Intervention de Philippe Bas

Réunion du 17 juin 2020 à 15h00
Report des élections sénatoriales et des élections législatives partielles — Article 1er

Photo de Philippe BasPhilippe Bas :

D’un accident comme celui que nous connaissons, que j’ai qualifié de cas de force majeure, il faut prendre soin de ne tirer que les conséquences strictement nécessaires, dans une grande économie de moyens et selon une vision minimaliste, de manière à circonscrire les effets des circonstances ; nous devons en quelque sorte faire la part du feu.

C’est un accident, il y en a d’autres. M. Yung nous rappelait à l’instant ce qui se passe en cas d’élection partielle. Régulièrement, certains de nos collègues entrent au Gouvernement ou démissionnent, parfois pour assurer une fonction dans un exécutif local ; ils sont alors remplacés. L’élection de certains collègues est parfois annulée ; cela concerne parfois une liste entière – je me souviens de l’annulation, en 2005, de l’élection de cinq sénateurs d’un même département.

Ce projet de loi organique vise à ne pas donner d’effet disproportionné à l’accident en question. En l’occurrence, nous avons connaissance de l’accident avant l’élection ; c’est pour cela que nous devons agir. Nous devons traiter la situation de nos collègues qui seront élus en septembre 2021, si cette loi organique est promulguée, exactement comme nous avons l’habitude de le faire en d’autres circonstances.

Notre collègue Philippe Dominati s’inquiète que nous ouvrions la voie à des dérives extrêmement graves en prolongeant des mandats sans motif d’intérêt général et pour une durée disproportionnée.

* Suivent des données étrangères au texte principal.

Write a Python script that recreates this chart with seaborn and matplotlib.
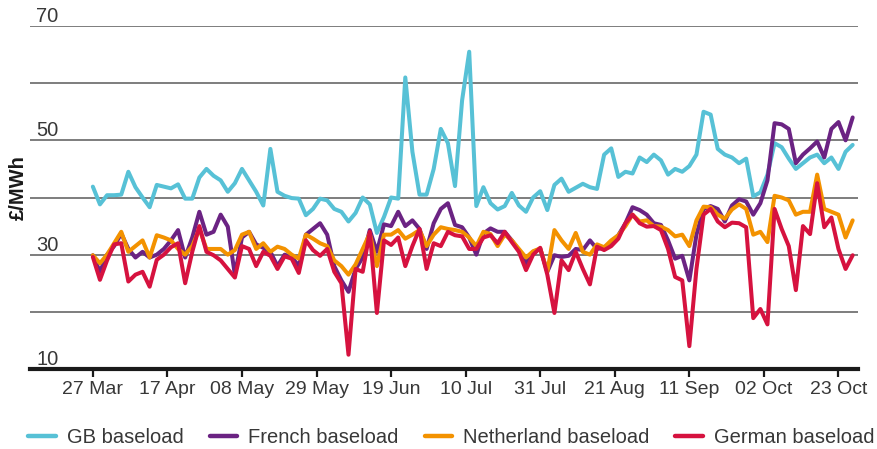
import numpy as np
import pandas as pd
import matplotlib
matplotlib.use("Agg")
import matplotlib.pyplot as plt
import matplotlib.dates as mdates
import matplotlib.transforms as mtransforms
from matplotlib.lines import Line2D
import seaborn as sns

# values, one every second day from 27 Mar
dates = pd.date_range("2017-03-27", periods=108, freq="2D")

gb = [41.9, 38.8, 40.4, 40.4, 40.5, 44.5, 41.8, 40.0, 38.3, 42.2,
      41.9, 41.6, 42.3, 39.8, 39.8, 43.5, 45.0, 43.8, 43.0, 41.0,
      42.5, 45.0, 43.0, 41.0, 38.6, 48.5, 41.0, 40.3, 39.9, 39.8,
      36.9, 38.0, 39.8, 39.5, 38.0, 37.5, 35.8, 37.3, 40.0, 38.8,
      33.8, 36.6, 40.0, 39.8, 61.0, 48.0, 40.5, 40.5, 45.0, 52.0,
      49.5, 42.0, 57.0, 65.5, 38.5, 41.8, 39.0, 37.9, 38.5, 40.8,
      38.6, 37.5, 40.0, 41.1, 37.8, 42.2, 43.3, 41.0, 41.7, 42.4,
      41.8, 41.5, 47.5, 48.6, 43.6, 44.5, 44.2, 47.0, 46.2, 47.5,
      46.5, 44.0, 45.0, 44.5, 45.5, 47.5, 55.0, 54.5, 48.5, 47.5,
      47.0, 46.0, 46.8, 40.2, 40.9, 44.0, 49.5, 48.8, 46.8, 45.0,
      46.0, 47.0, 47.5, 46.0, 47.0, 45.0, 48.0, 49.2]

french = [29.9, 27.0, 30.0, 31.5, 33.7, 31.0, 29.5, 30.5, 29.5, 30.0,
          31.0, 32.5, 34.3, 29.5, 33.0, 37.5, 33.5, 34.0, 37.0, 34.9,
          26.5, 33.0, 34.0, 31.8, 31.2, 30.5, 28.0, 30.0, 29.6, 28.0,
          33.5, 34.5, 35.5, 33.5, 28.0, 25.5, 23.5, 27.5, 29.5, 34.3,
          30.5, 35.3, 35.0, 37.5, 35.0, 36.0, 34.5, 31.0, 35.5, 38.0,
          39.0, 35.2, 34.8, 33.0, 30.0, 33.7, 34.6, 34.0, 34.0, 32.5,
          30.8, 28.5, 30.5, 31.0, 27.0, 29.9, 29.6, 29.8, 31.0, 30.8,
          32.5, 31.0, 31.2, 32.2, 33.4, 35.5, 38.3, 37.8, 37.0, 35.5,
          35.2, 32.5, 29.3, 29.8, 25.5, 33.5, 38.0, 38.5, 38.0, 35.8,
          38.6, 39.7, 39.3, 37.0, 39.0, 43.0, 53.0, 52.8, 52.0, 46.0,
          47.5, 48.6, 49.8, 47.0, 52.0, 53.2, 50.0, 54.0]

netherland = [29.9, 28.5, 30.0, 32.0, 34.0, 30.5, 31.5, 32.5, 29.5, 33.4,
              33.0, 32.5, 31.0, 30.0, 31.5, 34.5, 31.0, 31.0, 31.0, 30.0,
              30.8, 33.5, 34.0, 31.0, 32.0, 30.5, 31.4, 31.0, 30.0, 29.3,
              33.5, 32.8, 32.0, 31.5, 29.0, 28.0, 26.5, 28.3, 31.0, 33.7,
              28.0, 33.5, 33.5, 34.3, 32.8, 33.5, 34.3, 31.5, 33.5, 34.8,
              34.5, 34.3, 34.0, 33.0, 31.5, 34.0, 33.6, 31.5, 33.5, 32.5,
              31.0, 29.5, 30.6, 31.1, 27.0, 34.3, 32.5, 31.0, 33.8, 30.5,
              30.0, 31.8, 31.3, 32.5, 33.4, 35.0, 37.0, 35.8, 36.0, 35.0,
              34.9, 34.3, 33.2, 33.5, 31.5, 36.0, 38.4, 38.3, 37.0, 36.3,
              37.9, 38.8, 38.0, 33.5, 34.0, 32.2, 40.3, 40.0, 39.5, 37.0,
              37.5, 37.5, 44.0, 38.0, 37.5, 37.0, 33.0, 36.0]

german = [29.6, 25.6, 29.0, 31.8, 32.0, 25.3, 26.5, 27.0, 24.4, 29.1,
          30.0, 31.3, 32.0, 25.0, 30.5, 35.0, 30.5, 29.9, 29.0, 27.5,
          26.0, 31.5, 31.0, 28.0, 30.5, 29.8, 27.5, 29.7, 29.3, 26.8,
          32.5, 30.8, 29.8, 31.0, 27.0, 25.0, 12.5, 27.5, 27.0, 34.0,
          19.8, 32.5, 31.7, 33.0, 28.0, 31.5, 34.5, 27.5, 32.0, 31.5,
          34.0, 33.4, 33.2, 31.0, 31.0, 33.0, 33.4, 32.0, 34.0, 32.2,
          30.5, 27.3, 30.0, 31.2, 26.5, 19.8, 29.0, 27.3, 30.5, 27.5,
          24.8, 31.4, 30.8, 31.5, 32.8, 35.5, 37.0, 35.5, 34.9, 35.0,
          34.3, 31.0, 26.1, 25.5, 14.0, 27.5, 37.0, 38.0, 35.8, 34.8,
          35.6, 35.5, 34.8, 18.9, 20.5, 17.8, 38.0, 34.5, 31.5, 23.8,
          35.0, 33.6, 42.5, 34.8, 36.5, 31.0, 27.5, 29.9]

series_names = ["GB baseload", "French baseload", "Netherland baseload", "German baseload"]
colours = ["#57C1D6", "#6B2383", "#F39200", "#D6123F"]
x_ticks = pd.date_range("2017-03-27", periods=11, freq="21D")
y_grid = [20, 30, 40, 50, 60, 70]
y_labels = [10, 30, 50, 70]

df = pd.DataFrame({"date": dates,
                   series_names[0]: gb,
                   series_names[1]: french,
                   series_names[2]: netherland,
                   series_names[3]: german})
df = df.melt(id_vars="date", var_name="series", value_name="price")

sns.set_theme(style="white")
plt.rcParams["font.family"] = ["Liberation Sans", "DejaVu Sans"]

fig = plt.figure(figsize=(8.78, 4.49), dpi=100)
ax = fig.add_axes([30 / 878, 80 / 449, 828 / 878, 343 / 449])

sns.lineplot(data=df, x="date", y="price", hue="series", hue_order=series_names,
             palette=colours, linewidth=2.9, legend=False, ax=ax, estimator=None)

start = pd.Timestamp("2017-03-27")
ax.set_xlim(start - pd.Timedelta(days=17.7), start + pd.Timedelta(days=215.5))
ax.set_ylim(10, 70)

ax.set_yticks(y_grid)
ax.set_yticklabels([])
ax.tick_params(axis="y", length=0)
ax.yaxis.grid(True, color="#5a5a5a", linewidth=1.1)
ax.xaxis.grid(False)
ax.set_axisbelow(True)

trans = mtransforms.offset_copy(ax.get_yaxis_transform(), fig=fig, x=6, y=4, units="dots")
for v in y_labels:
    ax.text(0, v, str(v), transform=trans, ha="left", va="baseline",
            fontsize=14.5, color="#383838")

ax.set_xticks(x_ticks)
ax.xaxis.set_major_formatter(mdates.DateFormatter("%d %b"))
ax.tick_params(axis="x", length=6, width=1.6, color="#1a1a1a", pad=3,
               labelsize=14, labelcolor="#383838", bottom=True)

for s in ["top", "right", "left"]:
    ax.spines[s].set_visible(False)
ax.spines["bottom"].set_linewidth(3)
ax.spines["bottom"].set_color("#1a1a1a")

ax.set_xlabel("")
ax.set_ylabel("£/MWh", fontsize=14.5, color="#1a1a1a", fontweight="bold")
ax.yaxis.set_label_coords(-0.003, 0.53)

handles = [Line2D([], [], color=c, linewidth=3.2, solid_capstyle="round") for c in colours]
fig.legend(handles, series_names, loc="center", bbox_to_anchor=(0.514, 0.0245),
           ncol=4, frameon=False, fontsize=14.5, handlelength=1.35,
           handletextpad=0.55, columnspacing=1.3, labelcolor="#383838")

fig.savefig("out.png", dpi=100)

Or, précisément, le motif d’intérêt général existe bien : c’est l’accident que je mentionnais, c’est-à-dire la crise sanitaire mondiale. Par ailleurs, il ne serait pas constitutionnel de prolonger le mandat de deux, de trois, de quatre ou de cinq ans. On ne peut pas faire n’importe quoi : nous sommes assujettis au respect de principes qui sont ceux de la démocratie ; nous avons juste besoin que le corps électoral soit complété. En effet, comme l’a souligné M. Le Gleut, de nombreux sièges de conseiller consulaire ne sont plus pourvus aujourd’hui. Le collège électoral doit donc être complété et renouvelé démocratiquement. Nous sommes tous, j’imagine, favorables, au nom de la légitimité de notre assemblée, à ce que chacun d’entre nous soit élu par un corps électoral réellement représentatif des Français qui l’ont désigné. C’est tout de même une règle de base, il n’est même pas besoin de faire du juridisme, d’entrer dans le détail des principes constitutionnels pour l’affirmer énergiquement !

Il faut veiller à limiter la prolongation de la durée des mandats pour éviter tout risque constitutionnel. A contrario, si l’on devait laisser les choses suivre leur cours, je crains fort que les six collègues qui seraient alors élus en septembre 2020 ne voient leur élection contestée et en définitive annulée. Il s’ensuivrait pour le Sénat une vacance de sièges et l’obligation de devoir piteusement revoter une loi organique pour fixer la date d’élections sénatoriales partielles, qui devraient nécessairement avoir lieu non pas dans le délai de trois mois prévu en cas de démission, de décès ou d’entrée au Gouvernement, mais nettement plus tard, puisque l’annulation pourrait intervenir en décembre, en janvier, en février ou en mars de l’année prochaine. Ce serait une situation désastreuse pour le Sénat ! Il faut y faire attention.

Mes chers collègues, j’y insiste, ce n’est pas de gaieté de cœur que, après réflexion, je me suis rallié à la position du Gouvernement, qui n’était pas la mienne initialement. J’aurais préféré, monsieur le ministre, que le travail se fasse dans des conditions normales, que le Gouvernement nous présente une lettre rectificative ou un projet de loi, assorti d’un avis du Conseil d’État. Je regrette que vous ne l’ayez pas fait, car un juge de paix aurait alors traité les questions juridiques, et nous aurions été plus à l’aise, sur cette base, pour voter le texte. Nous avons fait de notre mieux pour suppléer à l’absence d’avis du Conseil d’État, et je ne crois pas qu’il soit possible d’envisager autre chose que ce que je vous propose pour donner assurer la sécurité juridique du dispositif.